Television arrived in the 1950s like a rude younger cousin, and Nancy adapted. She guest-starred, took roles that didn’t promise longevity but paid the bills. She played Helen Emerson on Valiant Lady, bringing steadiness to a medium that thrived on urgency. By then, she understood the rhythm of working life as an actress: prepare, perform, disappear, repeat.

She married Whitney Bolton in 1943, a drama critic and publicity director. That’s a dangerous pairing—an actress and a man whose job is to judge—but they made it work. He knew the business from the inside. He knew when to talk and when to stay quiet. They stayed married until his death in 1969, which is no small feat in a town that feeds on endings.
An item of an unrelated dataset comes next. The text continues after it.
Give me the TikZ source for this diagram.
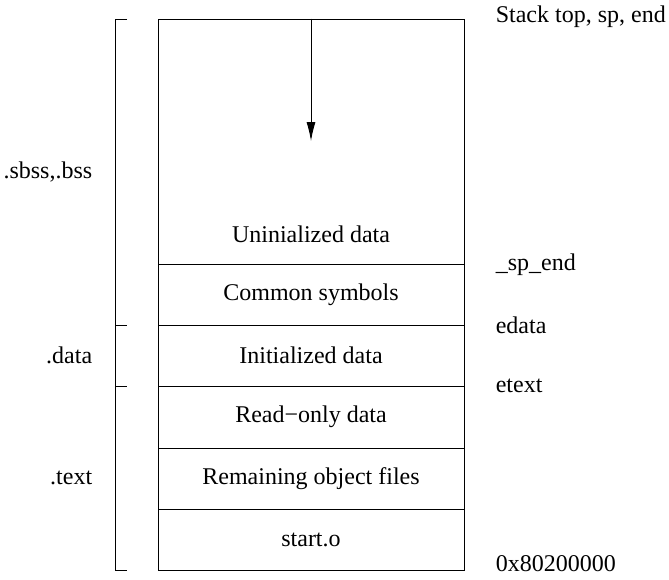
\documentclass[tikz,border=0pt]{standalone}
\usepackage{fontspec}
\setmainfont{Liberation Serif}
\usepackage{tikz}
\usetikzlibrary{arrows.meta}
\usetikzlibrary{positioning}

\begin{document}
\begin{tikzpicture}[x=1pt, y=-1pt, line width=0.9pt, font=\fontsize{24pt}{28pt}\selectfont,
	seg/.style={draw, minimum width=306pt, inner sep=0pt}]
				\useasboundingbox (0,0) rectangle (669,579);
				\node[seg, minimum height=245pt] (uninit) at (311,141.5) {};
				\node[seg, minimum height=61pt] (common) at (311,294.5) {Common symbols};
				\node[seg, minimum height=61pt] (init) at (311,355.5) {Initialized data};
				\node[seg, minimum height=62pt] (rodata) at (311,417) {Read−only data};
				\node[seg, minimum height=61pt] (objs) at (311,478.5) {Remaining object files};
				\node[seg, minimum height=61pt] (start) at (311,539.5) {start.o};
				\node (uninittxt) at (311,234) {Uninialized data};
				\coordinate (sptip) at (311,141);
				\draw[-{Latex[length=19pt, width=9pt]}] (uninit.north) to (sptip);
				\node[anchor=west] (stacktop) at (492,17) {Stack top, sp, end};
				\node[anchor=west] (spend) at (492,265) {\_sp\_end};
				\node[anchor=west] (edata) at (492,325) {edata};
				\node[anchor=west] (etext) at (492,386) {etext};
				\node[anchor=west, inner ysep=0pt] (base) at (492,564) {0x80200000};
				\node[anchor=east] (bss) at (96,172) {.sbss,.bss};
				\node[anchor=east] (data) at (96,355) {.data};
				\node[anchor=east] (text) at (96,478) {.text};
				\draw (127,19) -- (115,19) -- (115,570) -- (127,570);
				\draw (115,325) -- (127,325);
				\draw (115,386) -- (127,386);
			\end{tikzpicture}
\end{document}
In 1944, she gave birth to twin daughters. That changes a woman’s relationship with the world. Hollywood rarely forgives motherhood unless it’s decorative, and Nancy Coleman was never decorative. After that, her career slowed, but it didn’t collapse. She chose work when it came, and she chose her children when it mattered more.
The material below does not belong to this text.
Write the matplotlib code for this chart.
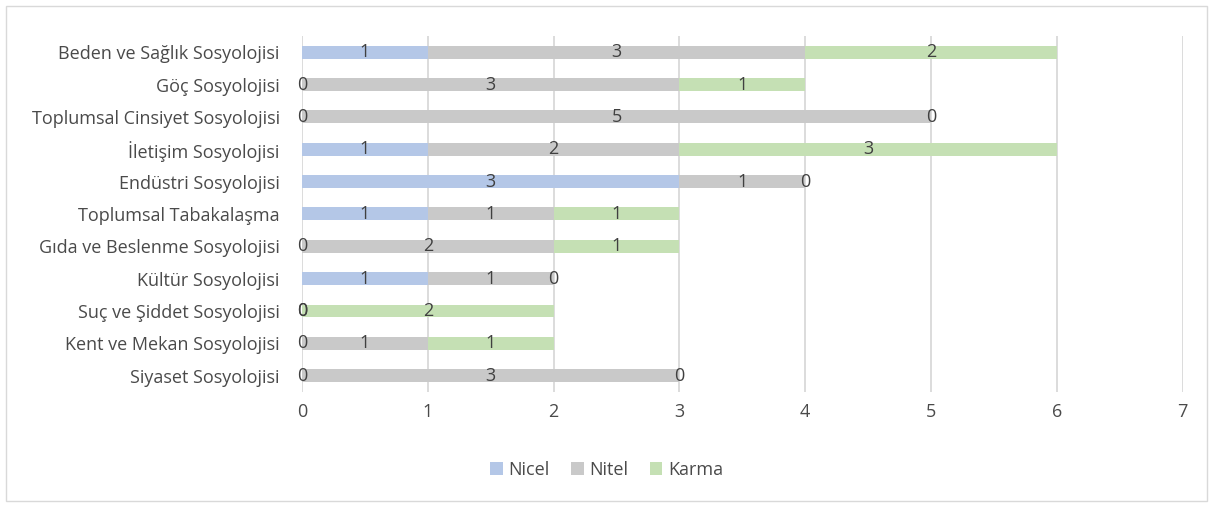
import numpy as np
import matplotlib.pyplot as plt
from matplotlib.patches import Rectangle

categories = ['Beden ve Sağlık Sosyolojisi', 'Göç Sosyolojisi',
              'Toplumsal Cinsiyet Sosyolojisi', 'İletişim Sosyolojisi',
              'Endüstri Sosyolojisi', 'Toplumsal Tabakalaşma',
              'Gıda ve Beslenme Sosyolojisi', 'Kültür Sosyolojisi',
              'Suç ve Şiddet Sosyolojisi', 'Kent ve Mekan Sosyolojisi',
              'Siyaset Sosyolojisi']
nicel = [1, 0, 0, 1, 3, 1, 0, 1, 0, 0, 0]
nitel = [3, 3, 5, 2, 1, 1, 2, 1, 0, 1, 3]
karma = [2, 1, 0, 3, 0, 1, 1, 0, 2, 1, 0]
series = [('Nicel', nicel, '#B4C7E7'), ('Nitel', nitel, '#C9C9C9'),
          ('Karma', karma, '#C5E0B4')]

plt.rcParams['font.family'] = ['Open Sans', 'DejaVu Sans']
txt = '#404040'

fig = plt.figure(figsize=(12.13, 5.07), dpi=100)
ax = fig.add_axes([0.249, 0.227, 0.726, 0.702])
fig.patches.append(Rectangle((0.005, 0.012), 0.99, 0.976, transform=fig.transFigure,
                             fill=False, edgecolor='#D9D9D9', linewidth=1))

y = np.arange(len(categories))[::-1]
left = np.zeros(len(categories))
for name, vals, col in series:
    vals = np.array(vals)
    ax.barh(y, vals, left=left, height=0.4, color=col, label=name, zorder=3)
    for yi, l, v in zip(y, left, vals):
        ax.text(l + v / 2, yi, str(v), ha='center', va='center',
                fontsize=13, color=txt, zorder=4)
    left = left + vals

ax.set_xlim(0, 7)
ax.set_ylim(-0.5, len(categories) - 0.5)
ax.set_xticks(range(8))
ax.set_yticks(y)
ax.set_yticklabels(categories)
ax.tick_params(length=0, labelsize=13, labelcolor='#4a4a4a', pad=8)
ax.tick_params(axis='y', pad=16)
ax.grid(axis='x', color='#D9D9D9', linewidth=1.3, zorder=0)
for s in ax.spines.values():
    s.set_visible(False)

fig.legend(loc='center', bbox_to_anchor=(0.5, 0.073), ncol=3, frameon=False,
           fontsize=13, handlelength=0.7, handleheight=0.7, handletextpad=0.3,
           columnspacing=1.2, labelcolor='#4a4a4a')

fig.savefig('out.png', dpi=100)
She didn’t chase relevance. She didn’t reinvent herself every decade. She didn’t sell secrets or bitterness. She worked, raised her family, and let the noise pass.

By the time she died on January 18, 2000, the industry she’d known was already a museum piece. Radio was nostalgia. Studio contracts were myths. The actresses who survived those eras weren’t remembered for their press clippings, but for their discipline.

Nancy Coleman belonged to that disappearing class: intelligent, reserved, durable. She didn’t mistake attention for value. She didn’t confuse ambition with desperation. She understood that acting, at its core, is about listening—really listening—and then responding truthfully.

There are no legends attached to her name. No scandals. No cautionary tales. Just a body of work that did what it was supposed to do and moved on.

That kind of career doesn’t get statues. It gets footnotes.

But footnotes are where the truth lives.